Cisco shares fell 3 percent on Tuesday and another 4 percent today. Analysts from Prudential Equity Group LLC and Banc of America Securities LLC downgraded the stock this week, and a hedge-fund source said that Merrill Lynch & Co. Inc. analysts had less-than-happy things to say about the stock to clients today, though Light Reading could not confirm whether or not Merrill downgraded it. Merrill Lynch did not return phone calls seeking comment. Cisco shares gained 70 percent in 2006.

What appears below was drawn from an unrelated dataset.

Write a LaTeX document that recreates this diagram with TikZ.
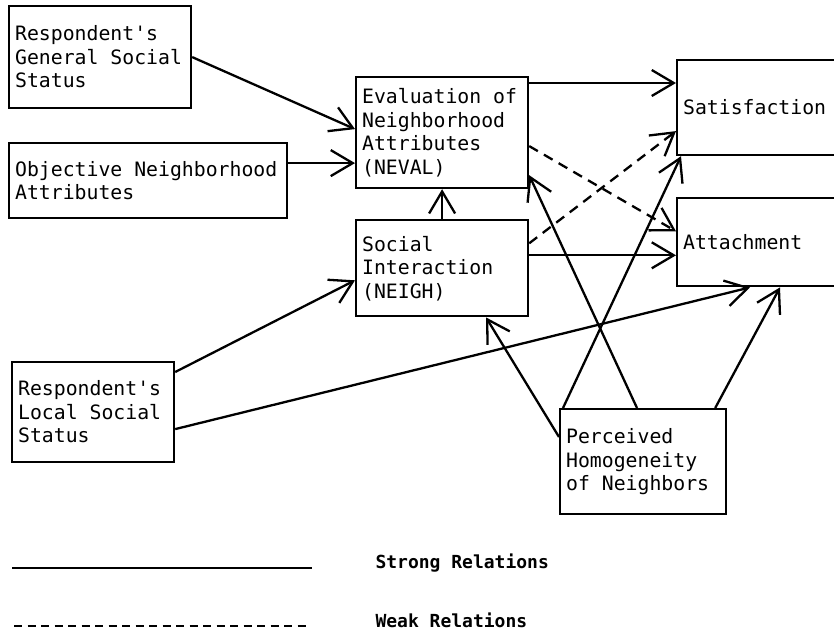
\documentclass[tikz,border=0pt]{standalone}
\usepackage{fontspec}
\usepackage{tikz}
\usetikzlibrary{calc,positioning,arrows.meta}
\newfontfamily\boxfont{DejaVu Sans Mono}

\begin{document}
\begin{tikzpicture}[x=1pt, y=-1pt,
	main/.style = {draw, rectangle, line width=2.2pt, anchor=north west, align=flush left, inner xsep=6pt, inner ysep=0pt, font=\boxfont\fontsize{19.8}{23.5}\selectfont},
	rel/.style = {line width=2.3pt, -{Straight Barb[length=22pt,width=26pt]}},
	weakrel/.style = {rel, dash pattern=on 10pt off 7pt},
	keytext/.style = {anchor=west, font=\boxfont\bfseries\fontsize{18}{20}\selectfont}]
		\useasboundingbox (0,0) rectangle (834,632);
		\node[main, text width=170pt, minimum height=102pt] (gen) at (8,5) {Respondent's\\General Social\\Status};
		\node[main, text width=266pt, minimum height=75pt] (obj) at (8,142) {Objective Neighborhood\\Attributes};
		\node[main, text width=150pt, minimum height=100pt] (loc) at (11,361) {Respondent's\\Local Social\\Status};
		\node[main, text width=160pt, minimum height=111pt] (neval) at (355,76) {Evaluation of\\Neighborhood\\Attributes\\(NEVAL)};
		\node[main, text width=160pt, minimum height=96pt] (neigh) [below=30pt of neval.south west, anchor=north west] {Social\\Interaction\\(NEIGH)};
		\node[main, text width=158pt, minimum height=95pt] (satis) at (676,59) {Satisfaction};
		\node[main, text width=158pt, minimum height=88pt] (attach) [below=41pt of satis.south west, anchor=north west] {Attachment};
		\node[main, text width=154pt, minimum height=105pt] (perc) at (559,408) {Perceived\\Homogeneity\\of Neighbors};
		\coordinate (objout) at ([yshift=17.5pt]obj.east);
		\coordinate (nevalout) at ([yshift=-7pt]neval.north east);
		\coordinate (neighout) at ([yshift=13pt]neigh.east);
		\draw[rel] (gen.east) -- ([yshift=3.5pt]neval.west);
		\draw[rel] (objout) -- (objout -| neval.west);
		\draw[rel] ([yshift=-11pt]loc.north east) -- ([yshift=-12pt]neigh.west);
		\draw[rel] ([yshift=-17pt]loc.east) -- ([xshift=74pt]attach.south west);
		\draw[rel] (neigh.north) -- (neigh.north |- neval.south);
		\draw[rel] (nevalout) -- (nevalout -| satis.west);
		\draw[weakrel] ([yshift=-13.5pt]neval.east) -- ([yshift=11pt]attach.west);
		\draw[weakrel] ([yshift=25pt]neigh.east) -- ([yshift=-23.5pt]satis.west);
		\draw[rel] (neighout) -- (neighout -| attach.west);
		\draw[rel] ([yshift=-29pt]perc.north west) -- ([xshift=131pt]neigh.south west);
		\draw[rel] ([xshift=78pt]perc.north west) -- ([yshift=14pt]neval.south east);
		\draw[rel] ([xshift=4pt]perc.north west) -- ([xshift=5pt]satis.south west);
		\draw[rel] ([xshift=-12pt]perc.north east) -- ([xshift=104pt]attach.south west);
		\node[keytext] (strong) at (372,563) {Strong Relations};
		\node[keytext] (weak) at (372,620) {Weak Relations};
		\draw[line width=2.4pt] (12,568) -- (312,568);
		\draw[line width=2.4pt, dash pattern=on 8pt off 5.5pt] (14,626) -- (310,626);
\end{tikzpicture}
\end{document}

"After lagging in 2005, revenue growth slowly caught up with order growth throughout 2006," said Prudential analyst Inder Singh on a conference call yesterday, announcing his downgrade of the stock. "Now sales and orders are growing at the same rate. Clearly, sales can't grow faster than orders, so we see little room for upside."

The reality seems to be that that the market for routing and switch equipment is still growing, but slowing down. In a report titled "We Believe it's as Good as it Gets," Banc of America analysts said Cisco's business has certainly been firing on all cylinders, but that's exactly the problem -- there are no more cylinders. "Market research shows that Cisco's market share has peaked in several of its businesses, particularly the core enterprise switching and IP routing segments," according to the Banc of America report, written by analyst Tim Long.

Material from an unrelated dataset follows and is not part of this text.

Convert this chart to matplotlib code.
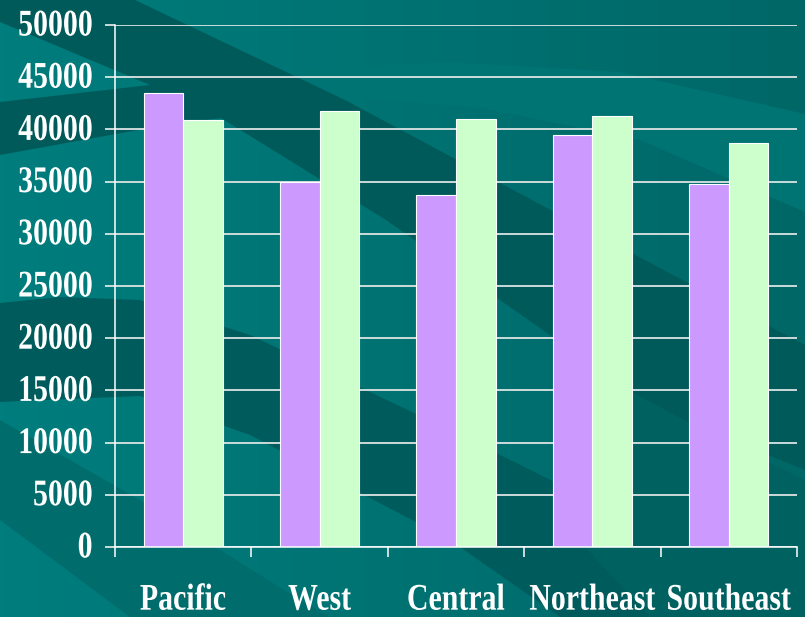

Cisco has now turned its focus into new consumer markets, which could be poised for growth in 2007. Can Cisco enjoy the same success in this market that it does in its routing and switching business? "The Linksys acquisition is the centerpiece of Cisco's strategy to get into the connected home market. I think this was a smart move that will position them strongly," said Andrew Schmitt, general partner of Nyquist Capital .

But Cisco might be entering a small market with an already daunting roster of participants. Among those seeking entry are Alcatel-Lucent (NYSE: ALU), Apple Inc. (Nasdaq: AAPL), which introduced Apple TV at CES last week, Ericsson AB (Nasdaq: ERIC), Motorola Inc. (NYSE: MOT), and Microsoft Corp. (Nasdaq: MSFT). (See Apple Intros Phone, TV.)

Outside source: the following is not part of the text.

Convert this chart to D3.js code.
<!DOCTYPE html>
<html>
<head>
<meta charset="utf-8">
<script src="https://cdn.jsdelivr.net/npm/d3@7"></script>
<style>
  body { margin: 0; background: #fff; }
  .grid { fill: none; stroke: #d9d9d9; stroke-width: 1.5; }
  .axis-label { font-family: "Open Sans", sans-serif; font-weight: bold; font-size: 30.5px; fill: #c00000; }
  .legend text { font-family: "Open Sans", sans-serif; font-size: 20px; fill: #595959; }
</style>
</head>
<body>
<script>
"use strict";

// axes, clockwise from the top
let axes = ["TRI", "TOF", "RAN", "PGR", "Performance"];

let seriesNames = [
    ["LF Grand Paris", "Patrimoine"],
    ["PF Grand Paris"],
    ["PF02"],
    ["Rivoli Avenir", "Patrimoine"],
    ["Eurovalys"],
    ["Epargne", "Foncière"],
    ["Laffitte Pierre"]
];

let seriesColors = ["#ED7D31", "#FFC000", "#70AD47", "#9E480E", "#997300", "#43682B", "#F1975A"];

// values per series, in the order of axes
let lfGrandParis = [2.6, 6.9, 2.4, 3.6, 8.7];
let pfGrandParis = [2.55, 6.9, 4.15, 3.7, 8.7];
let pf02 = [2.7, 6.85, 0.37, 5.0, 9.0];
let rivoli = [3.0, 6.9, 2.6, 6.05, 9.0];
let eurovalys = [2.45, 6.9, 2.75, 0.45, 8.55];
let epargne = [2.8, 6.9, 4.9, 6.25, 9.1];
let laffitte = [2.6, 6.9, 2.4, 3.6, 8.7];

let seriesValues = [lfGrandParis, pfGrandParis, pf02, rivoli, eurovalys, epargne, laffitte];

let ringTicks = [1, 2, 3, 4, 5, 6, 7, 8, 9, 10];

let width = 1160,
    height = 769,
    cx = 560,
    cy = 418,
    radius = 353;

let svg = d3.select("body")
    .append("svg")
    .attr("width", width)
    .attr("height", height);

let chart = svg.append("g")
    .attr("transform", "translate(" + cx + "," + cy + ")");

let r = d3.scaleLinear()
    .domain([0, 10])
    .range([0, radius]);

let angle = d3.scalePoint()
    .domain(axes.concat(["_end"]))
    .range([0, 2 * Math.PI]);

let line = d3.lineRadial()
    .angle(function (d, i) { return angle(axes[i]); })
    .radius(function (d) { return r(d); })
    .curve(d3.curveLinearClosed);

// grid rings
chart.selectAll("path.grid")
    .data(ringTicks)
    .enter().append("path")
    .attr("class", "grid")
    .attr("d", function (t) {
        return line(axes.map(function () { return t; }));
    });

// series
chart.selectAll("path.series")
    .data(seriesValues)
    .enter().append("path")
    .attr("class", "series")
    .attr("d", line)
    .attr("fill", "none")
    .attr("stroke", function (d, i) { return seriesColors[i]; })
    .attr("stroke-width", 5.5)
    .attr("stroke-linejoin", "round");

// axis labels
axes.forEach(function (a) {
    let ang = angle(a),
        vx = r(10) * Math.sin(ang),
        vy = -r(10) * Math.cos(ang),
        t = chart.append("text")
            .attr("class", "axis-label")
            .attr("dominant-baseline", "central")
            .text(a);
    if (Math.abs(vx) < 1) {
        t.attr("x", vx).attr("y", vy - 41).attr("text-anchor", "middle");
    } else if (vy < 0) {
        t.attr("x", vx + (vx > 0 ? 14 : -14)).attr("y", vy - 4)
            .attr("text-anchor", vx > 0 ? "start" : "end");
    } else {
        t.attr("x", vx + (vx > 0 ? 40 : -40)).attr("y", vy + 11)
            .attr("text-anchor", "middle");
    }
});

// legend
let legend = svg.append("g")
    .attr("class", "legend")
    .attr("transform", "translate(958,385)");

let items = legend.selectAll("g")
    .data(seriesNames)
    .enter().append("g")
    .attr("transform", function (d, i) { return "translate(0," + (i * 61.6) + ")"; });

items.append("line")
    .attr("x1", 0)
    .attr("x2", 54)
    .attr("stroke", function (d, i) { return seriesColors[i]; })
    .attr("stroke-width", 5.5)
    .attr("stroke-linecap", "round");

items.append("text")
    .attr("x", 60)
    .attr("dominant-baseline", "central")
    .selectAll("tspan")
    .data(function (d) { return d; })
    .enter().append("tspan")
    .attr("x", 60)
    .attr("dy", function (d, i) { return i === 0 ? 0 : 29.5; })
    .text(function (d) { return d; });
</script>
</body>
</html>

That's a lot of heavy hitters for a market that is currently very small. "The IPTV market was $1 billion in 2006 which is not very big," said Prudential's Singh. "It is growing, but it is still small. Cisco is trying to get into this very crowded market."

Schmitt doesn't see the big names as an obstacle for Cisco, but he agrees that despite whatever success Cisco has, it won't be big enough. "I wouldn't worry about Apple because they don't have a relationship with carriers like Cisco does. However, you have to look at the dollar magnitude of the market."

So Cisco enters 2007 with plenty of skepticism about whether it can live up to expectations. But still, analysts say there's no reason to expect an extended bear market in the stock. "If you have an investment timeframe of 2 to 3 years, then Cisco is a good buy, but they will be treading water for a while," concluded Singh. Cisco will hold its quarterly earnings call on February 6.